Millions of Us (film #916 on Prelinger Archive). [Category: Public Service]

This 30s film tells the story of a homeless unemployed worker and his depressing life on the street. Relief is not available to him because he’s a transient, he sees rich people feeding their pets while he goes hungry, and even the mission is closed for the day. Eventually, he responds to a job notice for a factory where the workers are on strike. He tries to cross the picket line, but is knocked down by the angry striking workers. One of the workers understands the guy’s plight and he takes him back to the outdoor kitchen that fixes meals for the striking workers and gives him a good meal.
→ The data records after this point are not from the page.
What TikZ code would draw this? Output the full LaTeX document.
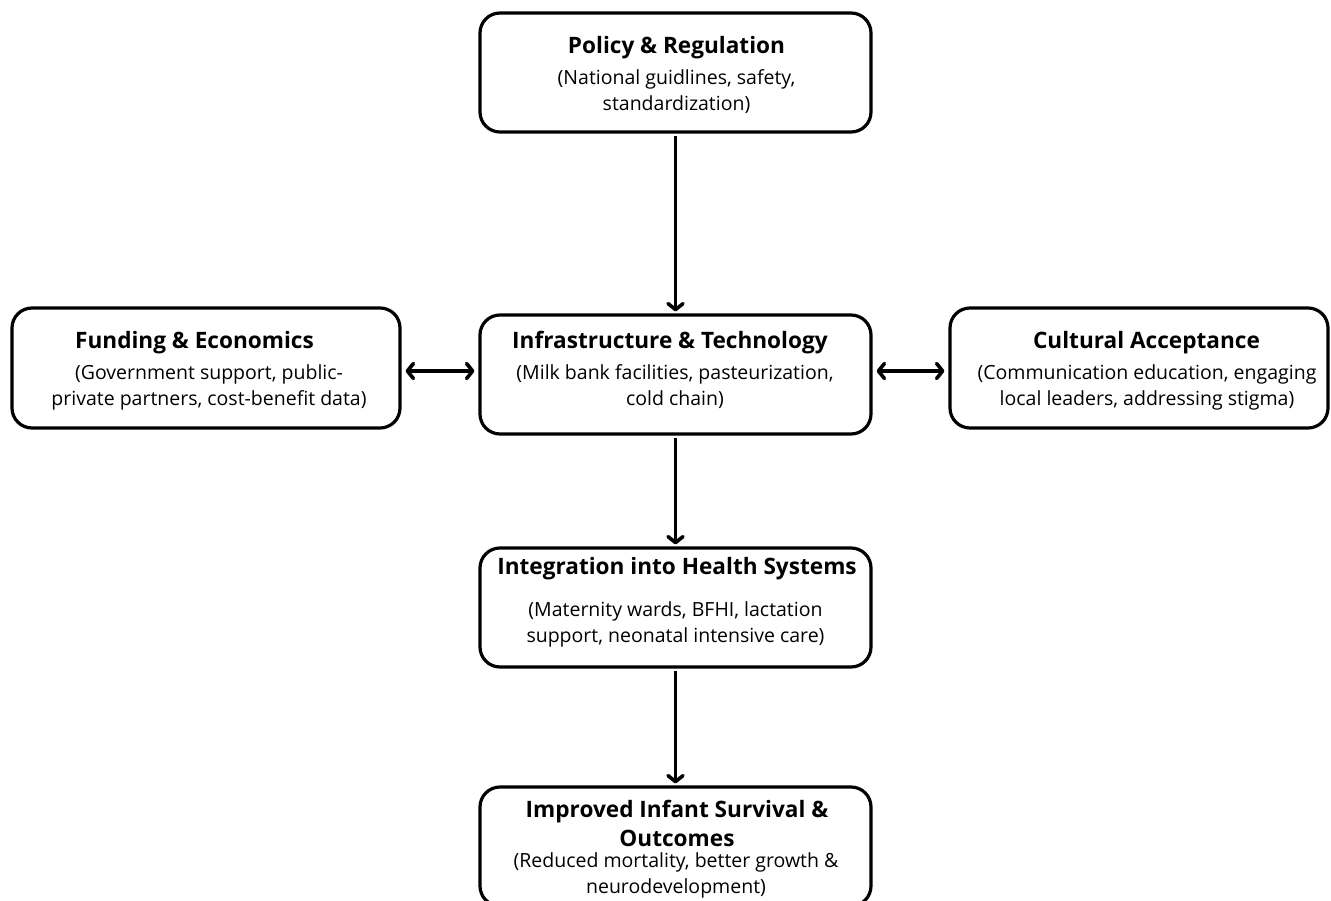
\documentclass[tikz,border=0pt]{standalone}
\usepackage{fontspec}
\setmainfont{Open Sans}
\usetikzlibrary{arrows.meta}
\tikzset{
  box/.style={draw=black, line width=3.2pt, rounded corners=20pt, fill=white, rectangle, inner sep=0pt},
  ttl/.style={font=\fontsize{22.6}{29}\selectfont\bfseries, align=center, inner sep=0pt},
  sub/.style={font=\fontsize{19.5}{26}\selectfont, align=center, inner sep=0pt},
  arr/.style={line width=3.6pt, -{Straight Barb[length=6pt,width=15pt,line cap=round,line join=round]}, shorten >=2pt, shorten <=2pt},
  darr/.style={line width=3.6pt, {Straight Barb[length=6pt,width=15pt,line cap=round,line join=round]}-{Straight Barb[length=6pt,width=15pt,line cap=round,line join=round]}, shorten >=4pt, shorten <=4pt}
}
\begin{document}
\begin{tikzpicture}[x=1pt,y=-1pt]
\useasboundingbox (0,0) rectangle (1331,901);
\fill[white] (0,0) rectangle (1331,901);
% boxes
\node[box, minimum width=391pt, minimum height=119pt] (pol) at (675.5,72.5) {};
\node[box, minimum width=388pt, minimum height=120pt] (fund) at (206,368) {};
\node[box, minimum width=391pt, minimum height=119pt] (infra) at (675.5,374.5) {};
\node[box, minimum width=378pt, minimum height=120pt] (cult) at (1139,368) {};
\node[box, minimum width=391pt, minimum height=119pt] (integ) at (675.5,607.5) {};
\node[box, minimum width=391pt, minimum height=119pt] (outc) at (675.5,846.5) {};
% texts
\node[ttl] (polT) at (676.5,47.5) {Policy \& Regulation};
\node[sub] (polS) at (676.5,91.5) {(National guidlines, safety,\\standardization)};
\node[ttl] (fundT) at (194.5,342.5) {Funding \& Economics};
\node[sub] (fundS) at (209,387) {(Government support, public-\\private partners, cost-benefit data)};
\node[ttl] (infraT) at (670,342.5) {Infrastructure \& Technology};
\node[sub] (infraS) at (675,387) {(Milk bank facilities, pasteurization,\\cold chain)};
\node[ttl] (cultT) at (1146.5,342.5) {Cultural Acceptance};
\node[sub] (cultS) at (1147,387) {(Communication education, engaging\\local leaders, addressing stigma)};
\node[ttl] (integT) at (677,568.5) {Integration into Health Systems};
\node[sub] (integS) at (675.5,624.5) {(Maternity wards, BFHI, lactation\\support, neonatal intensive care)};
\node[ttl] (outcT) at (677,823) {Improved Infant Survival \&\\Outcomes};
\node[sub] (outcS) at (676,875) {(Reduced mortality, better growth \&\\neurodevelopment)};
% connectors
\draw[arr] (pol.south) -- (infra.north);
\draw[arr] (infra.south) -- (integ.north);
\draw[arr] (integ.south) -- (outc.north);
\draw[darr] ([yshift=-3pt]fund.east) -- ([yshift=3.5pt]infra.west);
\draw[darr] ([yshift=3.5pt]infra.east) -- ([yshift=-3pt]cult.west);
\end{tikzpicture}
\end{document}
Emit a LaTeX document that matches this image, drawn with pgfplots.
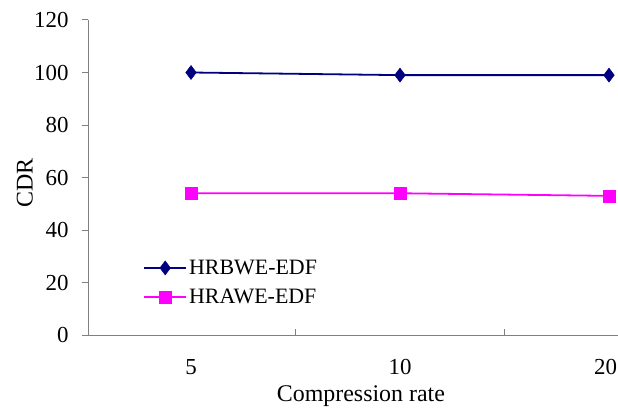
\documentclass[border=0pt]{standalone}
\usepackage{fontspec}
\setmainfont{Liberation Serif}
\usepackage{pgfplots}
\pgfplotsset{compat=1.18}
\definecolor{navyc}{HTML}{000080}
\definecolor{magc}{HTML}{FF00FF}
\definecolor{axgray}{HTML}{808080}
\begin{document}
\begin{tikzpicture}
\begin{axis}[
  at={(0,0)}, anchor=south west,
  scale only axis,
  width=530bp, height=315bp,
  xmin=-0.493, xmax=2.043,
  ymin=0, ymax=120,
  axis x line=bottom, axis y line=left,
  axis line style={-, draw=axgray, line width=1pt},
  xtick={0,1,2}, xticklabels={5,10,{20\hspace*{7bp}}},
  major x tick style={draw=none},
  minor xtick={0.5,1.5},
  minor tick length=6bp,
  minor x tick style={draw=axgray, line width=1pt, yshift=6bp},
  ytick={0,20,...,120},
  tick align=outside,
  major tick length=6bp,
  tick style={draw=axgray, line width=1pt},
  /pgf/number format/assume math mode=true,
  tick label style={font=\fontsize{23}{28}\selectfont, text=black},
  xticklabel style={yshift=-15bp},
  yticklabel style={xshift=-10bp},
  xlabel={Compression rate},
  ylabel={CDR},
  label style={font=\fontsize{24}{28}\selectfont},
  xlabel style={at={(axis description cs:0.515,-0.194)}, anchor=center},
  ylabel style={at={(axis description cs:-0.119,0.483)}, anchor=center},
  legend style={at={(axis description cs:0.104,0.245)}, anchor=north west, draw=none, fill=none,
    font=\fontsize{22}{26}\selectfont, row sep=9bp, inner sep=0pt},
  legend cell align=left,
  legend image code/.code={\draw[mark repeat=2,mark phase=2,#1] plot coordinates {(0bp,0bp) (21bp,0bp) (42bp,0bp)};},
]
\addplot[color=navyc, line width=1.8pt, mark=diamond*, mark size=7bp, mark options={solid, fill=navyc, line width=0.5pt}]
  coordinates {(0,100) (1,99) (2,99)};
\addlegendentry{HRBWE-EDF}
\addplot[color=magc, line width=1.8pt, mark=square*, mark size=6bp, mark options={solid, fill=magc, line width=0.5pt}]
  coordinates {(0,54) (1,54) (2,53)};
\addlegendentry{HRAWE-EDF}
\end{axis}
\pgfresetboundingbox
\useasboundingbox (-88bp,-77bp) rectangle (530bp,335bp);
\end{tikzpicture}
\end{document}
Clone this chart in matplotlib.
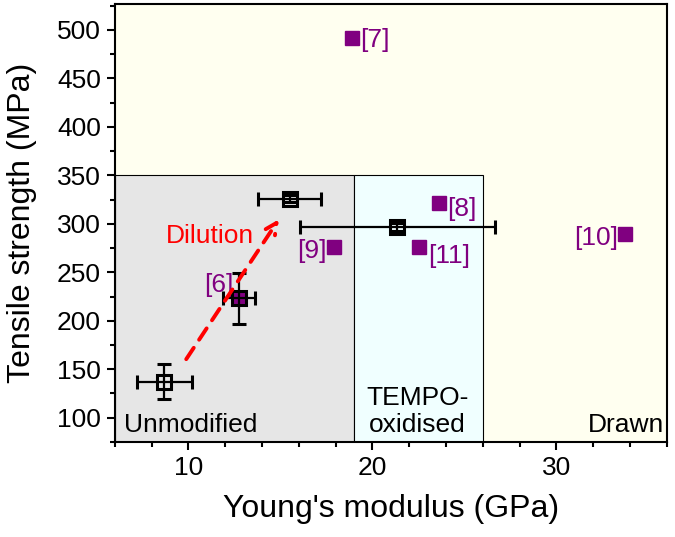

While the homeless guy eats, the sympathetic worker explains why the strike is necessary and why scabbing hurts everybody. His pitch is effective, for the homeless guy decides to join the picket line afterwards. This film is unfortunately missing its soundtrack, but it’s so well made you have no trouble following the story without it. It’s a good thing it was preserved anyway, because it is a moving film that makes its points well and doesn’t overplay its hand. It’s a rather tall order to convince homeless desperate people not to take jobs in order to avoid “scabbing,” yet I found the film to be pretty convincing anyway. The film is also a great historical document of the labor movement of the 30s.

Ratings: Camp/Humor Value: N/A. Weirdness: ***. Historical Interest: *****. Overall Rating: ****.